When thinking of a new lesson, I first think about what my students already know. Then, I consider ways to get them interested. More often than not, the way to get them interested is to tap into their curiosity and invite them into inquiry.

I attempted this on Thursday and Friday when we we started a study of circles. That’s right- Pi Day came late to fifth grade in room A1 at Nixon School this year. Back in March, on March 14th specifically when Pi day is traditionally celebrated in schools, we weren’t in a place in our studies where we could just throw in Pi. It would have been out of place and not exactly meaningful. Now that we are concluding our geometry unit, I thought I’d introduce it. I knew the interest was there, and gauged that my kids were ready to dig into this study based on many different assessments- informal conversations, observation during group and individual work, and student math work samples.

After some informal assessment- asking who was familiar with pi and how to measure the dimensions of a circle and listening to partner talk, we dove into inquiry using this web page on Smithsonian’s site: A World Full of Circles.

As an entire class, we viewed the first two circles on the page as a group. I invited students to ask and jot down questions, describe what they noticed, and to think about these circles using our first draft of a guiding question: Why are circles important?

After doing this with the first two images, I invited students to go through this process on their own or with a partner. So, they busily got to work observing, wondering, noticing, questioning, chatting, and jotting…

After my students’ exploration time, we shared our thinking, questions, wonderings, noticings, and observations as a whole group. My entire goal for this first day was to get students thinking and wondering about circles and why they are important. Well, as a group, we came to realize that important was not exactly the best word. We revised our initial guiding question of why are circles important, and narrowed down our new guiding question to a few contenders:

Why do developers make communities and other places circular?
Why and how are circles so often found in nature?
How can circles be made to look perfectly symmetrical?

What more can we learn about circles to apply our own lives?

The next day in class, we revisited circles. We talked a bit about our ideas from the day before and angled our workshop time to explore circles found in the classroom. So, I invited the fifth graders on an exploration of sorts- I invited them to view the classroom in a way they never had in their first 164 days there. I invited them to view it as a place to explore circles.

After student exploration around the classroom, I then introduced a way for us to think about how mathematicians might start to measure and compare circles. I wrote terminology used when thinking about circles on the whiteboard, modeled how to measure the different aspects of a circle under the document camera, and then invited students to try it on their own with the circles they found in the classroom. So, off they went to explore measuring circles…

Many students in class already had background experience with this vocabulary, as is evidenced in some of their writing from the day before. But, for others, it was brand new.

Having the time to think about this terminology, apply it to the work they did in discovering and exploring circles around the classroom, and then ultimately reflecting on what they learned through discussion and writing (some examples of this are seen below), naturally provided access points for all students. They all came to this work with different understandings about circles, and were all offered a way to explore them that hopefully fit their academic and intellectual needs.

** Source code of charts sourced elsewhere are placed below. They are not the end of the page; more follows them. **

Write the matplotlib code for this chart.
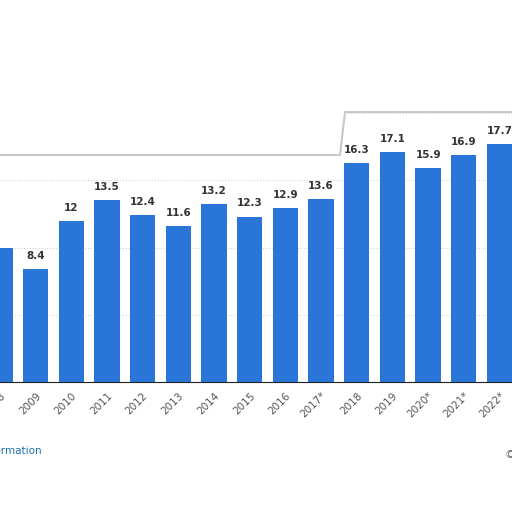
import matplotlib
matplotlib.use("Agg")
import matplotlib.pyplot as plt
from matplotlib.patches import Polygon

years = ["2008", "2009", "2010", "2011", "2012", "2013", "2014", "2015", "2016",
         "2017*", "2018", "2019", "2020*", "2021*", "2022*"]
values = [10.0, 8.4, 12, 13.5, 12.4, 11.6, 13.2, 12.3, 12.9, 13.6, 16.3, 17.1, 15.9, 16.9, 17.7]
labels = ["", "8.4", "12", "13.5", "12.4", "11.6", "13.2", "12.3", "12.9", "13.6",
          "16.3", "17.1", "15.9", "16.9", "17.7"]

fig = plt.figure(figsize=(5.12, 5.12), dpi=100)
ax = fig.add_axes([0, 130/512, 1, 282/512])
x = list(range(len(years)))
ax.bar(x, values, width=0.71, color="#2a75d8", zorder=3)
for xi, v, l in zip(x, values, labels):
    ax.text(xi, v + 0.6, l, ha="center", va="bottom", fontsize=7.5, color="#333333",
            fontweight="bold", zorder=4)
ax.set_xlim(0.36, 14.35)
ax.set_ylim(0, 282/13.45)
ax.set_yticks([5, 10, 15, 20])
ax.grid(axis="y", color="#cccccc", linestyle=(0, (1, 2)), linewidth=0.7, zorder=0)
ax.set_xticks(x)
ax.set_xticklabels(years, rotation=45, ha="right", rotation_mode="anchor", fontsize=7.5, color="#555555")
ax.tick_params(axis="x", length=0, pad=6)
ax.tick_params(axis="y", length=0, labelleft=False)
for s in ["top", "right", "left"]:
    ax.spines[s].set_visible(False)
ax.spines["bottom"].set_color("#222222")

# white cover (figure pixel coords, y from top)
pts = [(0, 0), (512, 0), (512, 112), (345, 112), (340, 155), (0, 155)]
figpts = [(px/512, 1 - py/512) for px, py in pts]
fig.patches.append(Polygon(figpts, closed=True, transform=fig.transFigure,
                           facecolor="white", edgecolor="none", zorder=10))
edge = [(0, 155), (340, 155), (345, 112), (512, 112)]
ex = [p[0]/512 for p in edge]
ey = [1 - p[1]/512 for p in edge]
fig.add_artist(plt.Line2D(ex, ey, transform=fig.transFigure, color="#c8c8c8",
                          linewidth=1.5, zorder=11))

fig.text(42/512, 1 - 451/512, "Additional Information", ha="right", va="center",
         fontsize=7.5, color="#1f6fb5")
fig.text(505/512, 1 - 455/512, "©", ha="left", va="center", fontsize=8, color="#666666")

fig.savefig("out.png", dpi=100)
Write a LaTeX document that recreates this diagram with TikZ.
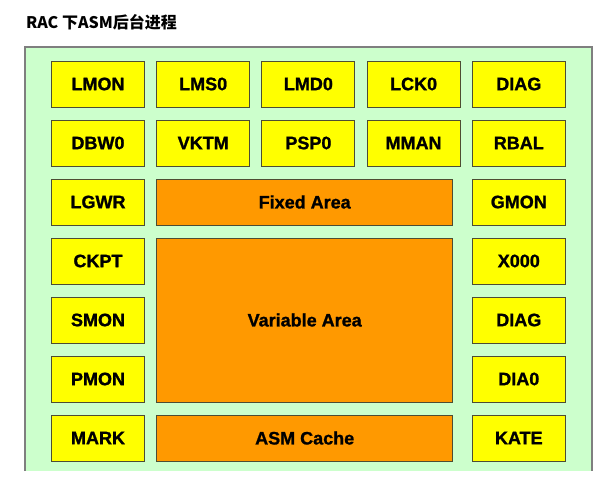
\documentclass[tikz,border=0pt]{standalone}
\usepackage{fontspec}
\setmainfont{Liberation Sans}[BoldFeatures={FakeBold=1.2}]
\newfontfamily\cjkfont{Noto Sans CJK SC}
\usetikzlibrary{positioning}
\definecolor{panelgreen}{HTML}{CCFFCC}
\definecolor{paneledge}{HTML}{7F7F7F}
\definecolor{procyellow}{HTML}{FFFF00}
\definecolor{areaorange}{HTML}{FF9900}
\definecolor{boxedge}{HTML}{4D4D33}
\tikzset{
    proc/.style = {draw=boxedge, fill=procyellow, line width=1pt,
        minimum width=93pt, minimum height=46pt, inner sep=0pt,
        font=\bfseries\fontsize{18}{21}\selectfont},
    area/.style = {draw=boxedge, fill=areaorange, line width=1pt,
        minimum width=296pt, minimum height=46pt, inner sep=0pt,
        font=\bfseries\fontsize{18}{21}\selectfont}
}

\begin{document}
\begin{tikzpicture}[x=1pt, y=1pt, node distance=12pt and 11.2pt]
\useasboundingbox (0,0) rectangle (610,-482);
% panel
\fill[panelgreen] (25,-47) rectangle (592,-471);
\draw[paneledge, line width=1.5pt] (25,-471) -- (25,-47) -- (592,-47) -- (592,-471);
\node[anchor=west, inner sep=0pt, font=\cjkfont\bfseries\fontsize{16}{18}\selectfont] (title) at (26,-22) {RAC 下ASM后台进程};

% row 1
\node[proc] (lmon) at (98,-84) {LMON};
\node[proc, right=of lmon] (lms) {LMS0};
\node[proc, right=of lms] (lmd) {LMD0};
\node[proc, right=of lmd] (lck) {LCK0};
\node[proc, right=of lck] (diaga) {DIAG};
% row 2
\node[proc, below=of lmon] (dbw) {DBW0};
\node[proc, below=of lms] (vktm) {VKTM};
\node[proc, below=of lmd] (psp) {PSP0};
\node[proc, below=of lck] (mman) {MMAN};
\node[proc, below=of diaga] (rbal) {RBAL};
% left and right columns
\node[proc, below=of dbw] (lgwr) {LGWR};
\node[proc, below=of lgwr] (ckpt) {CKPT};
\node[proc, below=of ckpt] (smon) {SMON};
\node[proc, below=of smon] (pmon) {PMON};
\node[proc, below=of pmon] (mark) {MARK};
\node[proc, below=of rbal] (gmon) {GMON};
\node[proc, below=of gmon] (xzero) {X000};
\node[proc, below=of xzero] (diagb) {DIAG};
\node[proc, below=of diagb] (dia) {DIA0};
\node[proc, below=of dia] (kate) {KATE};
% SGA areas
\node[area, anchor=north west] (fixed) at (vktm.south west |- lgwr.north) {Fixed Area};
\node[area, anchor=north west, minimum height=164pt] (var) at (vktm.south west |- ckpt.north) {Variable Area};
\node[area, anchor=north west] (cache) at (vktm.south west |- mark.north) {ASM Cache};
\end{tikzpicture}
\end{document}
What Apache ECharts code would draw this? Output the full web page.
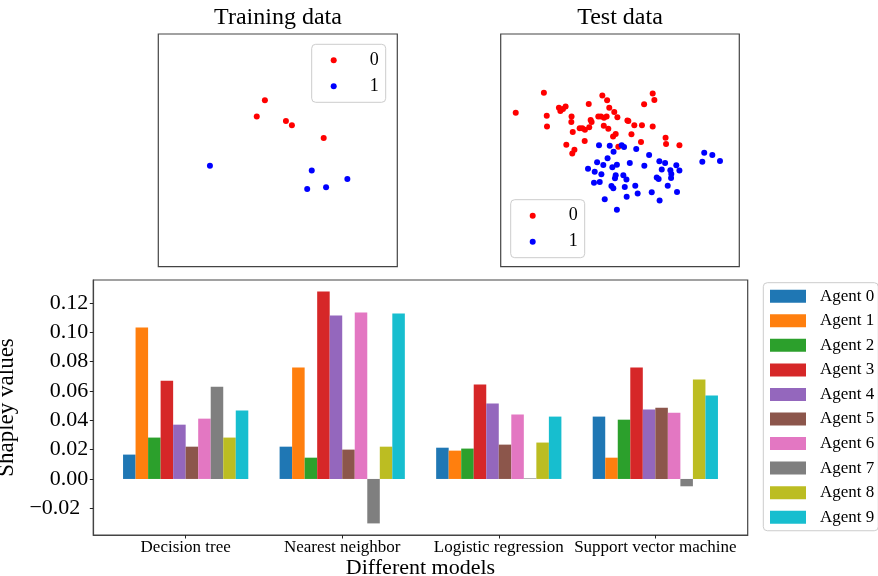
<!DOCTYPE html>
<html>
<head>
<meta charset="utf-8">
<script src="https://cdn.jsdelivr.net/npm/echarts@6/dist/echarts.min.js"></script>
<style>
html,body{margin:0;padding:0;background:#fff;}
#main{width:878px;height:576px;}
</style>
</head>
<body>
<div id="main"></div>
<script>
// ---- Data ----
const categories = ['Decision tree', 'Nearest neighbor', 'Logistic regression', 'Support vector machine'];
const agentNames = ['Agent 0','Agent 1','Agent 2','Agent 3','Agent 4','Agent 5','Agent 6','Agent 7','Agent 8','Agent 9'];
const agentColors = ['#1f77b4','#ff7f0e','#2ca02c','#d62728','#9467bd','#8c564b','#e377c2','#7f7f7f','#bcbd22','#17becf'];

const shapleyAgent0 = [0.0166, 0.0220, 0.0213, 0.0425];
const shapleyAgent1 = [0.1032, 0.0759, 0.0193, 0.0145];
const shapleyAgent2 = [0.0282, 0.0145, 0.0207, 0.0404];
const shapleyAgent3 = [0.0670, 0.1277, 0.0643, 0.0759];
const shapleyAgent4 = [0.0370, 0.1114, 0.0514, 0.0473];
const shapleyAgent5 = [0.0220, 0.0200, 0.0234, 0.0486];
const shapleyAgent6 = [0.0411, 0.1134, 0.0439, 0.0452];
const shapleyAgent7 = [0.0629, -0.0303, 0.0004, -0.0050];
const shapleyAgent8 = [0.0282, 0.0220, 0.0248, 0.0677];
const shapleyAgent9 = [0.0466, 0.1127, 0.0425, 0.0568];

const yTicks = [-0.02, 0.00, 0.02, 0.04, 0.06, 0.08, 0.10, 0.12];
const xTicks = [0, 1, 2, 3];

// scatter points (arbitrary units 0..100)
const trainClass0 = [[44.6,71.5],[41.2,64.5],[53.4,62.6],[55.9,60.8],[69.2,55.3]];
const trainClass1 = [[21.6,43.4],[64.2,41.3],[79.1,37.7],[70.2,34.1],[62.3,33.4]];

const testClass0 = [
 [6.3,66.2],[18.1,74.8],[19.3,64.9],[19.4,60.3],[24.4,68.3],[25.0,66.9],[26.1,67.8],[27.2,68.8],
 [29.7,64.5],[29.6,62.2],[30.2,57.9],[27.5,52.4],[30.9,50.3],[30.0,48.6],[33.1,59.5],[34.2,59.5],
 [35.3,58.9],[36.9,69.9],[37.1,59.9],[37.7,63.0],[38.1,62.2],[35.2,54.0],[40.9,64.6],[42.0,64.6],
 [42.6,73.6],[43.3,64.0],[44.4,64.5],[44.6,71.5],[45.5,68.3],[43.2,60.6],[45.1,59.3],[47.6,66.5],
 [48.9,64.2],[48.2,57.0],[47.1,55.9],[49.3,51.6],[53.1,62.8],[53.5,62.6],[56.0,60.8],[54.8,56.9],
 [59.2,60.8],[58.8,53.6],[60.1,69.8],[63.7,74.4],[64.4,71.6],[63.7,60.3],[69.1,55.4],[69.3,52.7],
 [74.9,52.2]
];
const testClass1 = [
 [41.2,52.2],[45.7,52.0],[50.7,52.2],[51.7,51.4],[47.3,49.4],[44.8,46.6],[40.4,44.9],[43.0,43.7],
 [36.6,42.1],[39.4,40.8],[42.2,39.7],[39.1,36.1],[41.5,36.4],[46.8,42.7],[48.7,43.8],[54.1,44.6],
 [56.8,50.6],[62.2,48.0],[60.2,43.4],[48.2,39.3],[47.9,38.0],[51.4,39.3],[52.7,37.5],[46.4,34.7],
 [47.2,33.7],[52.0,34.3],[56.4,34.8],[57.4,31.5],[52.8,30.1],[43.6,29.0],[48.7,24.5],[63.3,32.0],
 [66.6,28.5],[65.4,38.3],[66.2,37.7],[66.5,45.3],[68.9,44.6],[67.5,41.8],[71.1,41.4],[71.5,39.8],
 [71.4,38.1],[70.0,34.8],[73.6,43.6],[74.9,41.3],[73.9,32.1],[85.3,49.0],[88.7,48.0],[84.5,45.1],
 [91.9,45.4]
];

const shapleySeries = [shapleyAgent0, shapleyAgent1, shapleyAgent2, shapleyAgent3, shapleyAgent4,
  shapleyAgent5, shapleyAgent6, shapleyAgent7, shapleyAgent8, shapleyAgent9];

// ---- Styling ----
const FONT = "'Liberation Serif', 'DejaVu Serif', serif";
const SPINE = '#444';

function fmtY(v) {
  const s = Math.abs(v).toFixed(2);
  if (v < -1e-9) return '{neg|\u2212' + s + '}';
  return s;
}

const scatterLegendBase = {
  data: ['0', '1'],
  orient: 'vertical',
  icon: 'circle',
  itemWidth: 14,
  itemHeight: 6,
  itemGap: 8,
  padding: [7, 7, 7, 19],
  selectedMode: false,
  backgroundColor: 'rgba(255,255,255,0.8)',
  borderColor: '#cccccc',
  borderWidth: 1,
  borderRadius: 4,
  textStyle: { fontFamily: FONT, fontSize: 18, lineHeight: 18, color: '#000', padding: [0, 0, 0, 24] }
};

const hiddenAxis = (g) => ({ gridIndex: g, type: 'value', min: 0, max: 100, show: false });

const option = {
  animation: false,
  backgroundColor: '#fff',
  title: [
    { text: 'Training data', left: 278, top: 6, textAlign: 'center', padding: 0,
      textStyle: { fontFamily: FONT, fontSize: 24, fontWeight: 'normal', color: '#000' } },
    { text: 'Test data', left: 620, top: 6, textAlign: 'center', padding: 0,
      textStyle: { fontFamily: FONT, fontSize: 24, fontWeight: 'normal', color: '#000' } }
  ],
  legend: [
    Object.assign({}, scatterLegendBase, { left: 311.7, top: 44.3 }),
    Object.assign({}, scatterLegendBase, { left: 510.7, top: 199.7 }),
    {
      data: agentNames,
      orient: 'vertical',
      left: 763.3,
      top: 282.7,
      icon: 'rect',
      itemWidth: 36,
      itemHeight: 13,
      itemGap: 7.56,
      padding: [5, 4, 5, 6.7],
      selectedMode: false,
      backgroundColor: 'rgba(255,255,255,0.8)',
      borderColor: '#cccccc',
      borderWidth: 1,
      borderRadius: 4,
      textStyle: { fontFamily: FONT, fontSize: 17, lineHeight: 17, color: '#000', padding: [0, 0, 0, 9] }
    }
  ],
  grid: [
    { left: 158.3, top: 34, width: 239, height: 232.7, show: true, borderColor: SPINE, borderWidth: 1.2, outerBoundsMode: 'none', containLabel: false },
    { left: 500.7, top: 34, width: 238.6, height: 232.7, show: true, borderColor: SPINE, borderWidth: 1.2, outerBoundsMode: 'none', containLabel: false },
    { left: 93.3, top: 280, width: 654.4, height: 255, show: true, borderColor: SPINE, borderWidth: 1.2, outerBoundsMode: 'none', containLabel: false }
  ],
  xAxis: [
    hiddenAxis(0),
    hiddenAxis(1),
    {
      gridIndex: 2, type: 'value', min: -0.59, max: 3.59,
      splitLine: { show: false },
      axisLine: { show: true, onZero: false, lineStyle: { color: SPINE, width: 1.2 } },
      axisTick: { show: true, length: 3.5, customValues: xTicks, lineStyle: { color: '#222', width: 1 } },
      axisLabel: { customValues: xTicks, formatter: (v) => categories[Math.round(v)],
        fontFamily: FONT, fontSize: 17, color: '#000', margin: 4 },
      name: 'Different models', nameLocation: 'middle', nameGap: 19,
      nameTextStyle: { fontFamily: FONT, fontSize: 22, color: '#000' }
    }
  ],
  yAxis: [
    hiddenAxis(0),
    hiddenAxis(1),
    {
      gridIndex: 2, type: 'value', min: -0.0382, max: 0.1356,
      splitLine: { show: false },
      axisLine: { show: true, onZero: false, lineStyle: { color: SPINE, width: 1.2 } },
      axisTick: { show: true, length: 3.5, customValues: yTicks, lineStyle: { color: '#222', width: 1 } },
      axisLabel: { customValues: yTicks, formatter: fmtY,
        fontFamily: FONT, fontSize: 22, color: '#000', margin: 5,
        rich: { neg: { fontFamily: FONT, fontSize: 22, color: '#000', padding: [0, 8, 0, 0] } } },
      name: 'Shapley values', nameLocation: 'middle', nameGap: 64, nameRotate: 90,
      nameTextStyle: { fontFamily: FONT, fontSize: 23, color: '#000' }
    }
  ],
  series: [
    { type: 'scatter', name: '0', xAxisIndex: 0, yAxisIndex: 0, data: trainClass0, symbolSize: 6, itemStyle: { color: '#ff0000', opacity: 1 } },
    { type: 'scatter', name: '1', xAxisIndex: 0, yAxisIndex: 0, data: trainClass1, symbolSize: 6, itemStyle: { color: '#0000ff', opacity: 1 } },
    { type: 'scatter', name: '0', xAxisIndex: 1, yAxisIndex: 1, data: testClass0, symbolSize: 6, itemStyle: { color: '#ff0000', opacity: 1 } },
    { type: 'scatter', name: '1', xAxisIndex: 1, yAxisIndex: 1, data: testClass1, symbolSize: 6, itemStyle: { color: '#0000ff', opacity: 1 } }
  ].concat(shapleySeries.map((vals, i) => ({
    type: 'bar',
    name: agentNames[i],
    xAxisIndex: 2,
    yAxisIndex: 2,
    data: vals.map((v, j) => [xTicks[j], v]),
    barGap: '0%',
    barCategoryGap: '20%',
    itemStyle: { color: agentColors[i] }
  })))
};

const chart = echarts.init(document.getElementById('main'), null, { renderer: 'canvas' });
chart.setOption(option);
</script>
</body>
</html>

In reflecting on the past two days’ math lessons, I’m realizing that the more I infuse the moves of good literacy instruction into my math lessons, the more engaged my students are with the work. The more engaged they are with the work, the more they will benefit from it.

Some of these moves I borrowed from literacy instruction included invitation into inquiry, reading and viewing images and descriptions, lots of group and partner discussion, writing to question/wonder, writing to think, writing to discover, and writing to reflect.

I used to think infusing literacy into other subjects meant reading aloud a picture book to go along with a lesson. I still think this is a good practice, but I now know that this practice needs to be a bit more intentional…

On Thursday, the first day of this study, I decided to read aloud a picture book that I felt would complement the lesson nicely. If you’re an upper elementary teacher or middle school math teacher, you probably guessed correctly that I read aloud Sir Cumference and the First Round Table. During the first few pages, my fifth graders loved the clever play on words, and even tried to figure out the math diagrams displayed on the pages. Then, the conversation took a different direction altogether…

"Why is it all men at the round table?" 

"The one woman is solving problems and not getting any credit."

"That's not right."

"But, it's fiction!"

"Well, the author could have decided to make things different."

I couldn’t help but smile inside when this conversation arose. It certainly isn’t one I intended, but it was an unintended bonus. My thinking then went into a different place. I thought that maybe this isn’t the best book to share with my students because it perpetuates the misguided idea that men need to be in charge. However, without this book, this conversation wouldn’t have happened on Thursday. It’s just something more to reflect on, and should probably be a whole blog post on its own.

Who knew our math learning could take us in so many different, yet really important directions! I’m really looking forward to continuing this exploration next week.

Magic seems to happen when the moves of literacy instruction are infused into math class. Perhaps there are many math teachers out there who knew this all along. I’m still on my learning journey with this idea, and it’s a wonderful journey to be on!

Now, imagine if instead I just assigned my students a worksheet?

The Last 20 days of Literacy Learning: 20 Days to Go, The Art of Comprehension

*Disclaimer- this blog series will most likely not include poetic, profound writing. Rather, it will consist of on-the-fly quick writes after my teaching day during the last 20 days of school. Reader, you’ve been warned.

Today marked day 160 of the school year. My fifth graders have 20 days left of elementary school. While we have many typical end of year festivities ahead of us- assemblies, kickball games, a pool party, promotion practice, a class party, a middle school tour, and the big promotion ceremony on the last day, we still have quite a bit of literacy learning ahead.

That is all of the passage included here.